Pub Date: Sept. 1st, 2002
ISBN: 1-58547-070-8

Good brother and bad brother feud on the fells.

Kate Mitchell takes a job as secretary to writer Maurice Rossiter, who lives with his brother Logan and three elderly uncles in a windswept house called Tor-Fret, known for years as the House of Men, since no female could stand its isolation or comprehend the dark doings and vicious quarrels that still seem to echo from every shadowy corner. Yes, the Rossiter men—excepting Logan—were and still are hard-drinking womanizers (the ragged lunatic who skulks around the house is none other than the by-blow of the brothers’ grandfather). Though blessed with masculine beauty, Maurice was always a twisted sort given to consorting with decadent poseurs. But since being stricken with polio, his chief pleasures are whining, driving the servants crazy, and conducting an illicit affair with Logan’s fiancée, Noreen Badcliff. Sharp-eyed Kate witnesses a tryst between the two at the river and looks away when they swim naked together. But who is the bald man watching from above through binoculars?
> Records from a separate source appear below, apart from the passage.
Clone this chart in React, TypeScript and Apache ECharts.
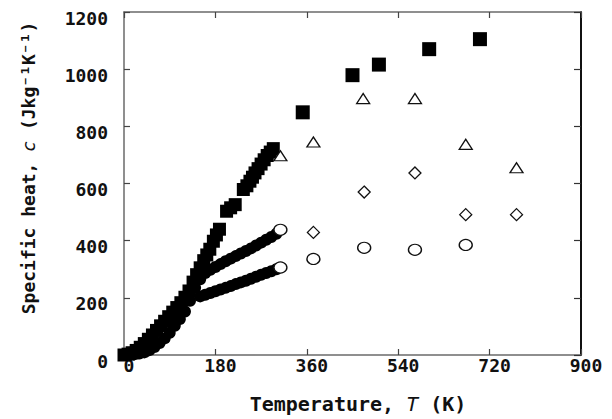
import React, { useEffect, useRef } from "react";
import * as echarts from "echarts";

// Temperature (K), specific heat (J kg^-1 K^-1)
const squaresDense: [number, number][] = [
  [0, 0], [8, 3], [16, 8], [24, 16], [32, 27], [40, 40], [48, 55], [56, 70], [64, 86], [72, 102],
  [80, 118], [88, 134], [96, 150], [104, 166], [112, 183], [120, 202], [128, 224], [136, 255],
  [143, 281], [150, 305], [157, 330], [163, 350], [169, 370], [176, 398], [182, 420], [188, 440],
  [202, 503], [210, 515], [219, 526], [235, 579], [242, 592], [248, 608], [253, 622], [258, 637],
  [264, 652], [270, 668], [276, 683], [282, 698], [288, 710], [294, 722],
];
const squaresHigh: [number, number][] = [
  [352, 849], [450, 979], [502, 1016], [601, 1070], [701, 1105],
];
const circlesUpper: [number, number][] = [
  [0, 0], [10, 0], [20, 2], [30, 5], [40, 9], [50, 17], [60, 28], [70, 42], [80, 58], [90, 78],
  [100, 102], [110, 126], [120, 152], [130, 190], [140, 235], [150, 265], [160, 287], [170, 298],
  [180, 308], [190, 318], [200, 328], [210, 337], [220, 346], [230, 355], [240, 364], [250, 373],
  [260, 383], [270, 393], [280, 403], [290, 413], [300, 424],
];
const circlesLower: [number, number][] = [
  [150, 205], [160, 211], [170, 217], [180, 223], [190, 229], [200, 235], [210, 241], [220, 248],
  [230, 254], [240, 260], [250, 267], [260, 274], [270, 281], [280, 287], [290, 293], [300, 300],
];
const triangles: [number, number][] = [
  [308, 697], [373, 745], [471, 897], [573, 897], [673, 737], [773, 655],
];
const diamonds: [number, number][] = [
  [373, 429], [473, 570], [573, 637], [673, 491], [773, 491],
];
const openCircles: [number, number][] = [
  [308, 438], [308, 306], [373, 336], [473, 375], [573, 368], [673, 385],
];

const xMin = 0, xMax = 900, xStep = 180;
const yMin = 0, yMax = 1200, yStep = 200;

const FONT = "'DejaVu Sans Mono', 'Liberation Mono', monospace";

export default function App() {
  const ref = useRef<HTMLDivElement>(null);
  useEffect(() => {
    if (!ref.current) return;
    const chart = echarts.init(ref.current, null, { renderer: "svg" });
    const axisLine = { show: true, onZero: false, lineStyle: { color: "#6a6a6a", width: 1.5 } };
    const tick = { show: true, inside: true, length: 6, lineStyle: { color: "#444", width: 1.2 } };
    const openStyle = { color: "#ffffff", borderColor: "#111", borderWidth: 1.3, opacity: 1 };
    const solid = { color: "#000", opacity: 1 };
    chart.setOption({
      animation: false,
      backgroundColor: "#ffffff",
      grid: { left: 124, right: 31, top: 12, bottom: 64 },
      xAxis: [
        {
          type: "value", min: xMin, max: xMax, interval: xStep, position: "bottom",
          axisLine, axisTick: tick, splitLine: { show: false },
          axisLabel: {
            margin: 1, padding: [0, 0, 0, 10], formatter: (v: number) => String(v),
            fontFamily: FONT, fontWeight: "bold", fontSize: 18, color: "#111",
          },
        },
        {
          type: "value", min: xMin, max: xMax, interval: xStep, position: "top",
          axisLine, axisTick: tick, splitLine: { show: false }, axisLabel: { show: false },
        },
      ],
      yAxis: [
        {
          type: "value", min: yMin, max: yMax, interval: yStep, position: "left",
          axisLine, axisTick: tick, splitLine: { show: false },
          axisLabel: {
            margin: 16, verticalAlign: "top", lineHeight: 12, formatter: (v: number) => String(v),
            fontFamily: FONT, fontWeight: "bold", fontSize: 18, color: "#111",
          },
        },
        {
          type: "value", min: yMin, max: yMax, interval: yStep, position: "right",
          axisLine: { show: true, onZero: false, lineStyle: { color: "#111", width: 2 } },
          axisTick: { show: true, inside: true, length: 7, lineStyle: { color: "#333", width: 1.2 } },
          splitLine: { show: false }, axisLabel: { show: false },
        },
      ],
      series: [
        {
          type: "scatter", data: circlesLower, symbol: "circle", symbolSize: 12,
          itemStyle: solid,
        },
        {
          type: "scatter", data: circlesUpper, symbol: "circle", symbolSize: 12,
          itemStyle: solid,
        },
        {
          type: "scatter", data: squaresDense, symbol: "rect", symbolSize: 13,
          itemStyle: solid,
        },
        {
          type: "scatter", data: squaresHigh, symbol: "rect", symbolSize: 14,
          itemStyle: solid,
        },
        {
          type: "scatter", data: triangles, symbol: "triangle", symbolSize: [13, 10],
          itemStyle: openStyle,
        },
        {
          type: "scatter", data: diamonds, symbol: "diamond", symbolSize: [12, 12],
          itemStyle: openStyle,
        },
        {
          type: "scatter", data: openCircles, symbol: "circle", symbolSize: [13, 11],
          itemStyle: openStyle,
        },
      ],
      graphic: [
        {
          type: "text", x: 28, y: 168, rotation: Math.PI / 2,
          style: {
            text: "{b|Specific heat, }{i|c}{b| (Jkg⁻¹K⁻¹)}",
            align: "center", verticalAlign: "middle",
            textAlign: "center", textVerticalAlign: "middle",
            rich: {
              b: { fontFamily: FONT, fontWeight: "bold", fontSize: 18, fill: "#111" },
              i: { fontFamily: FONT, fontStyle: "italic", fontSize: 18, fill: "#111" },
            },
          },
        },
        {
          type: "text", x: 358, y: 404,
          style: {
            text: "{b|Temperature, }{i|T}{b| (K)}",
            align: "center", verticalAlign: "middle",
            textAlign: "center", textVerticalAlign: "middle",
            rich: {
              b: { fontFamily: FONT, fontWeight: "bold", fontSize: 20, fill: "#111" },
              i: { fontFamily: FONT, fontStyle: "italic", fontSize: 20, fill: "#111" },
            },
          },
        },
      ],
    });
    return () => chart.dispose();
  }, []);
  return (
    <div
      ref={ref}
      style={{ position: "absolute", left: 0, top: 0, width: 612, height: 419, background: "#fff" }}
    />
  );
}
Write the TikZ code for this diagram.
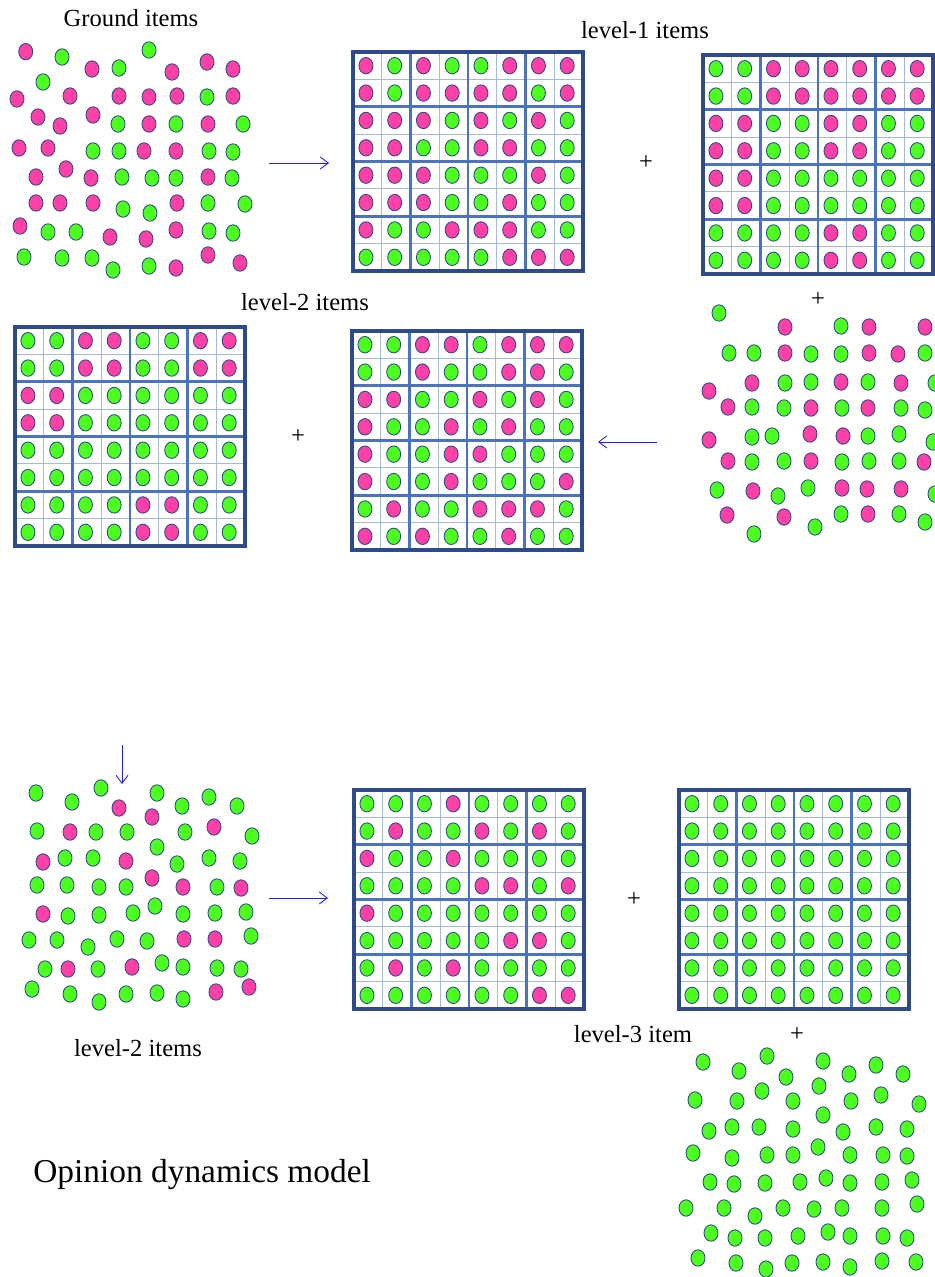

And, later, how did Logan nearly break his neck when out for a walk on the misty fells? Logan, a redoubtable giant of a man, is apparently pretty easy to knock over and never even heard his lunatic half-brother sneaking up on him. Still, Kate falls madly in love with Logan when he rescues her from an assault by her former love Arthur. Her parents cluck and rub their hands, but she makes the long trek to Tor-Fret and finds a knack for overhearing the quarrels and mutterings of its inhabitants. Maurice’s deep dark secret and his reckless dalliance with Noreen lead to tragedy as Logan and Kate are overcome by a gang of village thugs in league with Maurice and left for dead. Yet the sun will rise on a new life for all—this being the late, ever-prolific Cookson.